En explorant les caractéristiques de l’atmosphère vénusienne, les scientifiques espèrent déchiffrer les mécanismes qui ont conduit à sa divergence extrême avec la Terre. La récente étude, menée par une équipe dirigée par le physicien Heinz-Wilhelm Hübers du Centre aérospatial allemand (DLR), est publiée dans la revue Nature Communications.
L’oxygène atomique, élément singulier sans liaison avec d’autres atomes, diffère de l’oxygène diatomique, la forme que nous respirons sur Terre. Sur Vénus, la présence d’oxygène atomique avait déjà été attestée du côté nocturne, où il est moins susceptible de réagir avec d’autres éléments ou la lumière solaire.
La découverte de l’équipe de Hübers réside dans la détection de cet oxygène atomique sur le côté diurne de Vénus, où l’intense lumière solaire favorise généralement la formation de molécules plus complexes. Les données recueillies par SOFIA ont non seulement confirmé cette présence, mais ont aussi montré que l’oxygène atomique est réparti plus largement à travers l’atmosphère vénusienne que ce que les modèles précédents suggéraient.
Cette observation indique que les processus qui génèrent et dispersent l’oxygène atomique sont actifs et efficaces, même sous l’effet direct du rayonnement solaire. Cela implique l’existence de mécanismes atmosphériques jusqu’alors inconnus ou sous-estimés, jouant certainement un rôle dans la régulation thermique et chimique de l’atmosphère de Vénus.
Des vents vénusiens révélateurs
Hübers et son équipe ont analysé les données obtenues par l’Observatoire stratosphérique pour l’astronomie infrarouge (SOFIA), qui opère à haute altitude dans l’atmosphère terrestre, captant des fréquences dans le spectre térahertz, à la frontière entre les micro-ondes et l’infrarouge lointain. Lors de trois vols distincts, l’appareil a recueilli des informations sur 17 zones de Vénus : 7 en plein jour, 9 durant la nuit vénusienne et 1 au niveau de la frontière entre les deux.

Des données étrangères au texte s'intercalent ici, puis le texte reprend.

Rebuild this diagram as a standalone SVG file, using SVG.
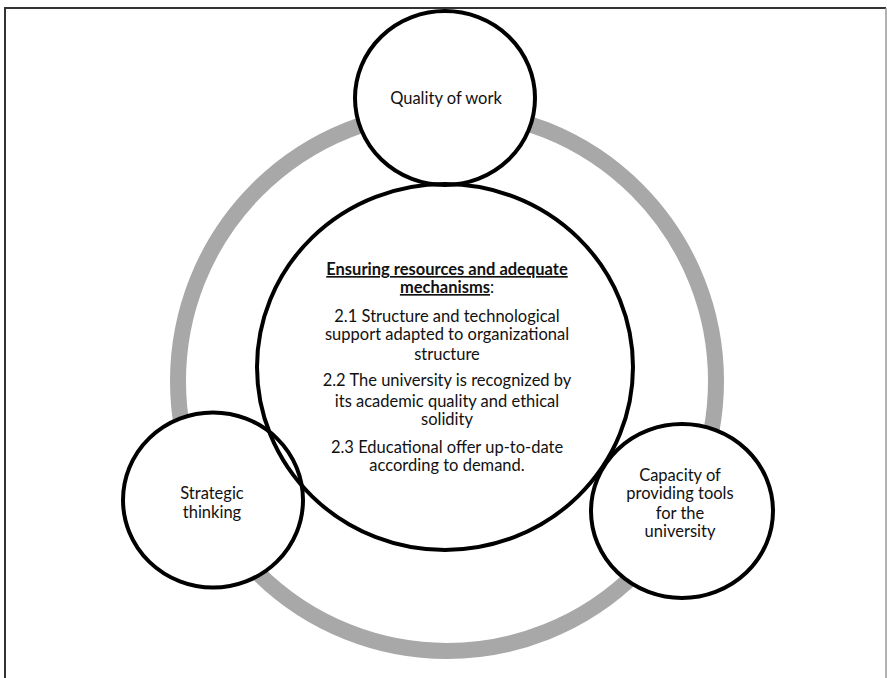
<svg xmlns="http://www.w3.org/2000/svg" width="887" height="678" viewBox="0 0 887 678">
  <style>
    .disk { fill: #ffffff; stroke: none; }
    .node { fill: none; stroke: #000000; stroke-width: 4; }
    .ring { fill: none; stroke: #a8a8a8; stroke-width: 16; }
    .lbl { font-family: Lato, "Open Sans", "Liberation Sans", sans-serif; font-size: 16.5px; fill: #111111; text-anchor: middle; }
    .head { font-weight: bold; text-decoration: underline; }
  </style>
  <rect x="0" y="0" width="887" height="678" fill="#ffffff"/>
  <!-- page frame -->
  <path d="M5,678 V8 H886" fill="none" stroke="#333333" stroke-width="2"/>
  <path d="M886,8 V678" fill="none" stroke="#999999" stroke-width="1.5"/>

  <!-- grey cycle ring joining the outer nodes -->
  <g id="connectors">
    <ellipse class="ring" cx="447" cy="381" rx="269" ry="270"/>
  </g>

  <!-- white backing so the ring is hidden under every node -->
  <g id="backing">
    <ellipse class="disk" cx="445" cy="98" rx="90" ry="87"/>
    <ellipse class="disk" cx="213" cy="500" rx="90" ry="87.5"/>
    <ellipse class="disk" cx="682" cy="511" rx="91" ry="87"/>
    <ellipse class="disk" cx="445" cy="367" rx="188" ry="183"/>
  </g>

  <g id="quality">
    <ellipse class="node" cx="445" cy="98" rx="90" ry="87"/>
    <text class="lbl" x="446" y="104">Quality of work</text>
  </g>

  <g id="strategic">
    <ellipse class="node" cx="213" cy="500" rx="90" ry="87.5"/>
    <text class="lbl" x="212" y="499">Strategic</text>
    <text class="lbl" x="212" y="518">thinking</text>
  </g>

  <g id="capacity">
    <ellipse class="node" cx="682" cy="511" rx="91" ry="87"/>
    <text class="lbl" x="680" y="481">Capacity of</text>
    <text class="lbl" x="680" y="499">providing tools</text>
    <text class="lbl" x="680" y="519">for the</text>
    <text class="lbl" x="680" y="537">university</text>
  </g>

  <g id="center">
    <ellipse class="node" cx="445" cy="367" rx="188" ry="183"/>
    <text class="lbl" x="447" y="275"><tspan class="head">Ensuring resources and adequate</tspan></text>
    <text class="lbl" x="447" y="293"><tspan class="head">mechanisms</tspan>:</text>
    <text class="lbl" x="447" y="322">2.1 Structure and technological</text>
    <text class="lbl" x="447" y="340">support adapted to organizational</text>
    <text class="lbl" x="447" y="360">structure</text>
    <text class="lbl" x="447" y="386">2.2 The university is recognized by</text>
    <text class="lbl" x="447" y="407">its academic quality and ethical</text>
    <text class="lbl" x="447" y="425">solidity</text>
    <text class="lbl" x="447" y="453">2.3 Educational offer up-to-date</text>
    <text class="lbl" x="447" y="471">according to demand.</text>
  </g>
</svg>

Dans chacun de ces 17 sites, la présence d’oxygène atomique a été observée, avec des concentrations maximales autour de 100 kilomètres d’altitude. Cette zone se trouve précisément entre deux courants atmosphériques prédominants sur Vénus : le courant super-rotatif inférieur à 70 kilomètres, qui se déplace plus vite que la rotation planétaire, et le courant qui s’étend du point subsolaire au point antisolaire au-dessus de 120 kilomètres.
Les chercheurs suggèrent que l’oxygène provient de l’énergie du soleil qui brise les molécules de monoxyde de carbone et de dioxyde de carbone. Ils suggèrent en outre que ces atomes se dirigent vers le côté obscur de la planète grâce aux vents forts de l’atmosphère vénusienne. Une fois sur place, ils se combinent probablement en oxygène moléculaire et réagissent également avec d’autres éléments.

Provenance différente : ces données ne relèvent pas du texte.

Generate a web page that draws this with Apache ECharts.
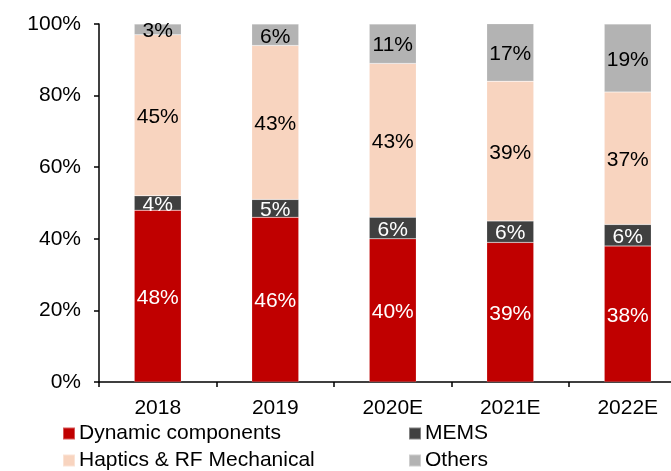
<!DOCTYPE html>
<html>
<head>
<meta charset="utf-8">
<script src="https://cdn.jsdelivr.net/npm/echarts@6/dist/echarts.min.js"></script>
<style>
  html, body { margin: 0; padding: 0; background: #fff; overflow: hidden; }
  #chart { width: 700px; height: 471px; }
</style>
</head>
<body>
<div id="chart"></div>
<script>
// Component mix by year (share of total, %)
const years = ['2018', '2019', '2020E', '2021E', '2022E'];
const dynamicComponents = [48, 46, 40, 39, 38];
const mems = [4, 5, 6, 6, 6];
const hapticsRf = [45, 43, 43, 39, 37];
const others = [3, 6, 11, 17, 19];
const yTicks = [0, 20, 40, 60, 80, 100];

const FONT = '"Liberation Sans", Arial, sans-serif';
const FS = 21;

function seriesOf(name, values, color, labelColor) {
  return {
    name: name,
    type: 'bar',
    stack: 'mix',
    data: values,
    barWidth: 47,
    itemStyle: { color: color, borderColor: 'rgba(255,255,255,0.35)', borderWidth: 0.5 },
    label: {
      show: true,
      position: 'inside',
      offset: [0, 2],
      formatter: '{c}%',
      color: labelColor,
      fontFamily: FONT,
      fontSize: FS
    }
  };
}

function legendAt(name, left, top) {
  return {
    data: [name],
    left: left,
    top: top,
    itemWidth: 12,
    itemHeight: 12,
    itemGap: 5,
    icon: 'rect',
    textStyle: { fontFamily: FONT, fontSize: FS, color: '#000', padding: [0, 0, 0, -1] },
    padding: 0
  };
}

const chart = echarts.init(document.getElementById('chart'));
chart.setOption({
  animation: false,
  backgroundColor: '#fff',
  grid: { left: 99, width: 587.5, top: 24, bottom: 89, containLabel: false },
  legend: [
    legendAt('Dynamic components', 62, 423),
    legendAt('MEMS', 408, 423),
    legendAt('Haptics & RF Mechanical', 62, 450),
    legendAt('Others', 408, 450)
  ],
  xAxis: {
    type: 'category',
    data: years,
    axisLine: { lineStyle: { color: '#000', width: 1.5 } },
    axisTick: { show: true, length: 5, lineStyle: { color: '#000', width: 1.5 } },
    axisLabel: { color: '#000', fontFamily: FONT, fontSize: FS, margin: 16 }
  },
  yAxis: {
    type: 'value',
    min: yTicks[0],
    max: yTicks[yTicks.length - 1],
    interval: yTicks[1] - yTicks[0],
    splitLine: { show: false },
    axisLine: { show: true, lineStyle: { color: '#000', width: 1.5 } },
    axisTick: { show: true, length: 5, lineStyle: { color: '#000', width: 1.5 } },
    axisLabel: { color: '#000', fontFamily: FONT, fontSize: FS, margin: 18, formatter: '{value}%' }
  },
  series: [
    seriesOf('Dynamic components', dynamicComponents, '#C00000', '#fff'),
    seriesOf('MEMS', mems, '#404040', '#fff'),
    seriesOf('Haptics & RF Mechanical', hapticsRf, '#F8D4BF', '#000'),
    seriesOf('Others', others, '#B3B3B3', '#000')
  ]
});
</script>
</body>
</html>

Il faut savoir que les vents de Vénus, d’une rapidité extrême, sont des acteurs dynamiques dans la répartition de l’oxygène atomique à travers la planète. En soufflant à des vitesses pouvant atteindre 700 kilomètres par heure, ils créent un pont atmosphérique entre le jour et la nuit, transportant l’oxygène atomique du côté illuminé par le soleil vers le côté obscur. Ce mouvement perpétuel est essentiel pour le refroidissement de l’atmosphère vénusienne.
En effet, comme l’expliquent les chercheurs, lorsque des atomes d’oxygène uniques entrent en collision avec les molécules de dioxyde de carbone, un transfert d’énergie se produit. Cette énergie est ensuite émise sous forme de radiation, entraînant le refroidissement des couches supérieures de l’atmosphère. Ce processus est d’autant plus significatif que Vénus possède l’une des températures de surface les plus élevéee parmi toutes les planètes du système solaire, en grande partie due à un effet de serre intense (464 degrés Celsius).

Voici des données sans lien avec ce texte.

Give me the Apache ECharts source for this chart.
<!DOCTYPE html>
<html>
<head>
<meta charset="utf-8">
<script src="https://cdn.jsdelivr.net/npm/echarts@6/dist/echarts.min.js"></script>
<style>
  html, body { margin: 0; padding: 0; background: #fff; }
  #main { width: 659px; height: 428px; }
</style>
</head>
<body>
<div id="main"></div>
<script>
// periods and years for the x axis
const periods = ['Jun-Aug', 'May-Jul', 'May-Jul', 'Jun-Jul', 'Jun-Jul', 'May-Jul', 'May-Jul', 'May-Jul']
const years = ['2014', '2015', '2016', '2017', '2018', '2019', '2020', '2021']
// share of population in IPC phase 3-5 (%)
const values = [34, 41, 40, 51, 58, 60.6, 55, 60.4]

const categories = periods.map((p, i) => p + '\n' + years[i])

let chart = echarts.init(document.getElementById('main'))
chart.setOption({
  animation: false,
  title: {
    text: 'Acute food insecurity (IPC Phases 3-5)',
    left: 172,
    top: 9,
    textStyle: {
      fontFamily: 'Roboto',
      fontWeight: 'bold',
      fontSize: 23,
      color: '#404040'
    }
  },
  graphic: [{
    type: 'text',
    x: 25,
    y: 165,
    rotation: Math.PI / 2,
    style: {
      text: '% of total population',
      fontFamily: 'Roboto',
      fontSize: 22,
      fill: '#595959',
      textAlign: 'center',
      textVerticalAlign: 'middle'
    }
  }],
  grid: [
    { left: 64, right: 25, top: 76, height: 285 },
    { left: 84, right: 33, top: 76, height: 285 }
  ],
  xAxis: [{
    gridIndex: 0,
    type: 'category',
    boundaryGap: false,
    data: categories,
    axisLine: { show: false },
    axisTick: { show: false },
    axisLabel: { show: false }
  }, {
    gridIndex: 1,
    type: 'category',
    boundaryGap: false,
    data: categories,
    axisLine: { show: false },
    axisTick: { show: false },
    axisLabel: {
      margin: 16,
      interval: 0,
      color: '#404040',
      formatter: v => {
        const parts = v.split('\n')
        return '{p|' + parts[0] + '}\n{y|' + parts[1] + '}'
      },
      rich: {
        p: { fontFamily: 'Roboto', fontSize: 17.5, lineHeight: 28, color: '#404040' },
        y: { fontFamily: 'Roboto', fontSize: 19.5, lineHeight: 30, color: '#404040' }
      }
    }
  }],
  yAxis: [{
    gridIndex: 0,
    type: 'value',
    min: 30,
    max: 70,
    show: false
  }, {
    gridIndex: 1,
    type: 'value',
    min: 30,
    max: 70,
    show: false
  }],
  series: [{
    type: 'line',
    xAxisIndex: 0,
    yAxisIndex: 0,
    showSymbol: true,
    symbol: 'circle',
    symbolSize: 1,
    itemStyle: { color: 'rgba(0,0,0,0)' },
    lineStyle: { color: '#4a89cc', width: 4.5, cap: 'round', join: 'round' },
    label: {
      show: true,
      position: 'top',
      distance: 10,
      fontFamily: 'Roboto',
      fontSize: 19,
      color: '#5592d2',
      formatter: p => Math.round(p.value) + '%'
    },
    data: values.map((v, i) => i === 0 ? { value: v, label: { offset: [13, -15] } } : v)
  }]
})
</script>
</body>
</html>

La compréhension de ce mécanisme de refroidissement est donc cruciale pour modéliser l’atmosphère vénusienne et pourrait éclairer les phénomènes similaires susceptibles de se produire sur d’autres planètes. Les auteurs concluent : « Avec les mesures de l’oxygène atomique dans les atmosphères de la Terre et de Mars, ces données pourraient aider à améliorer notre compréhension de comment et pourquoi les atmosphères de Vénus et de la Terre sont si différentes ».